I read the documentation for inherited variables in CUpti_AcitivityKernel4 which go by:

  1. uint64 CUpti_ActivityKernel4::start

  2. uint64 CUpti_ActivityKernel4::end

I have a use case to find these timestamps for a function which is supposed to run multiple CUDA kernels inside it.

For example:

.
.
.
for(int i = 0; i < N; i++){

//want timestamps “start” and “end” for the CUDA kernels being called inside this function at each iteration
//of the for loop

funcWithMultipleCudaKernels(inputs);

}
.
.
.
.
.

An abstract definition of the function “funcWithMultipleCudaKernels(inputs)” looks similar to the following:

void funcWithMultipleCudaKernels(float inputs){

cudaMalloc()
cudaMemCpy()

kernel1<<<x,y,z>>>();
kernel2<<<x,y,z>>>();
.

.
.
cudaFree();
}

In addition to this kernel, it would also be helpful if I could get the profiling information of all CUDA activities like memcpy and allocation operations within the function funcWithMultipleCudaKernels so that I can get the execution time in total at each iteration.

Also, similar to execution time, I am looking for resources used by the kernels inside the function so I can have the metric for resources used by the function funcWithMultipleCudaKernels at each iteration in total, like number of registers per thread, or dynamic shared memory, etc.
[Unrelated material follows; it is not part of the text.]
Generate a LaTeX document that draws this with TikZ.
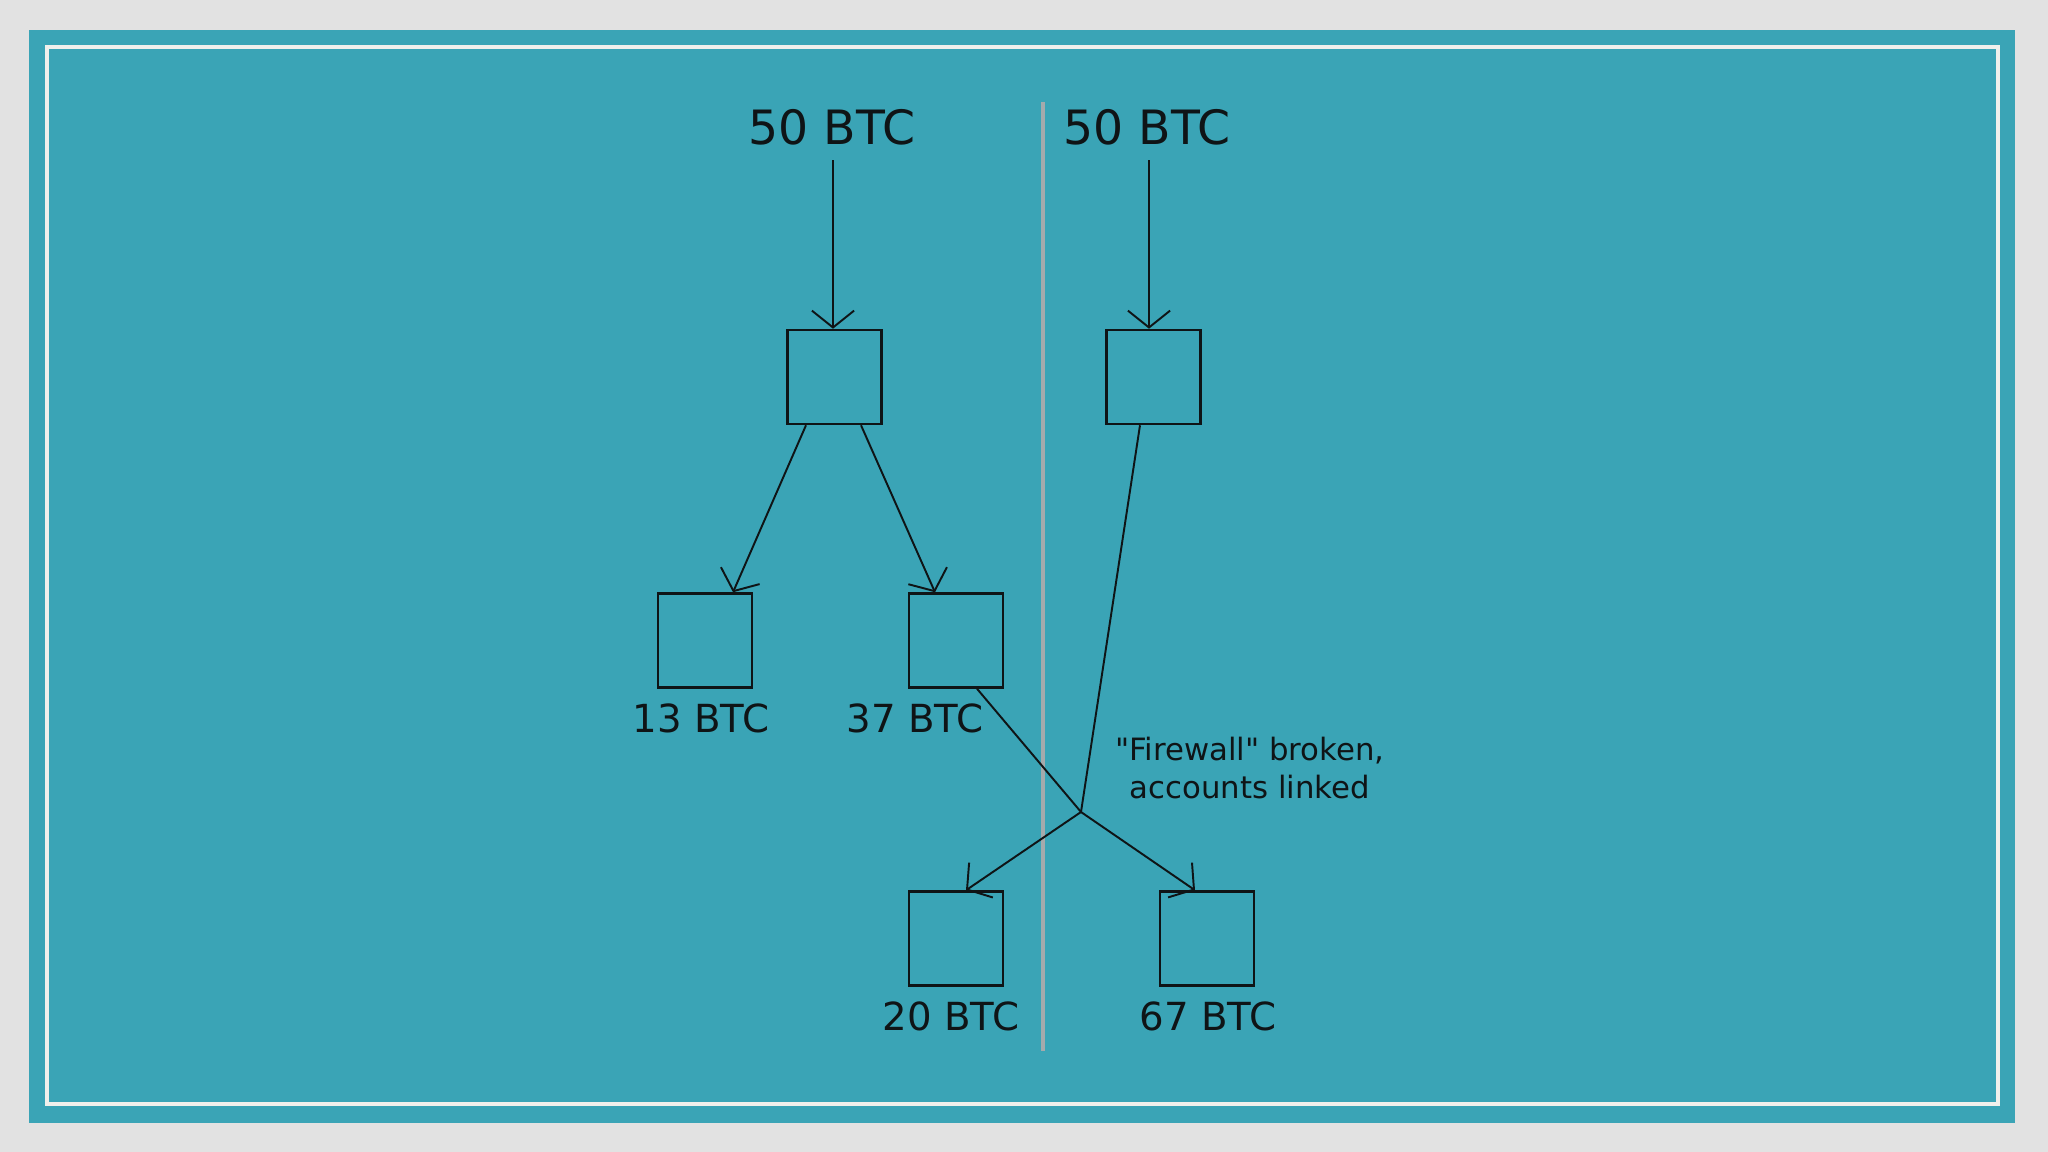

Please provide your insights for the above.

Thank you
Lakshay

Basically, I am looking for an example on how to do what I mentioned above. A code snippet that can help me would be great.

Thanks
Lakshay

Can anyone from NVIDIA have a look at this please?

Thanks

Lakshay

All the information you are looking for can be collected using Nsight Systems or nvprof.

It can also be collected using CUPTI. But it requires writing more code. Refer the CUPTI sample activity_trace_async.

Thank you for your reply.

Can you please tell me where I can find the libcudnn.so.7? I am using CUDA 10.1 on Linux and it appears that the location of this library file has changed. Because of this, I am not being able to profile a single program.

Please let me know!

Thanks
Lakshay

Which profiling tool are you using?
Check your LD_LIBRARY_PATH setting. The “/usr/local/cuda-10.1/lib64” directory should be included.
Does your application run correctly without profiling?
Please provide the exact error message you are getting.

Hello

Starting CUDA 10.1 the location of libcudnn.so.7 has changed. The path you are mentioning does not contain libcudnn.so.7

Please confirm and let me know, because I have seen the link which said this in the past, but I am unable to find that link again.

Thanks
Lakshay

Note that cuDNN is not part of the CUDA Toolkit installer. You need to install cuDNN separately. The location for libcudnn.so.7 has not changed.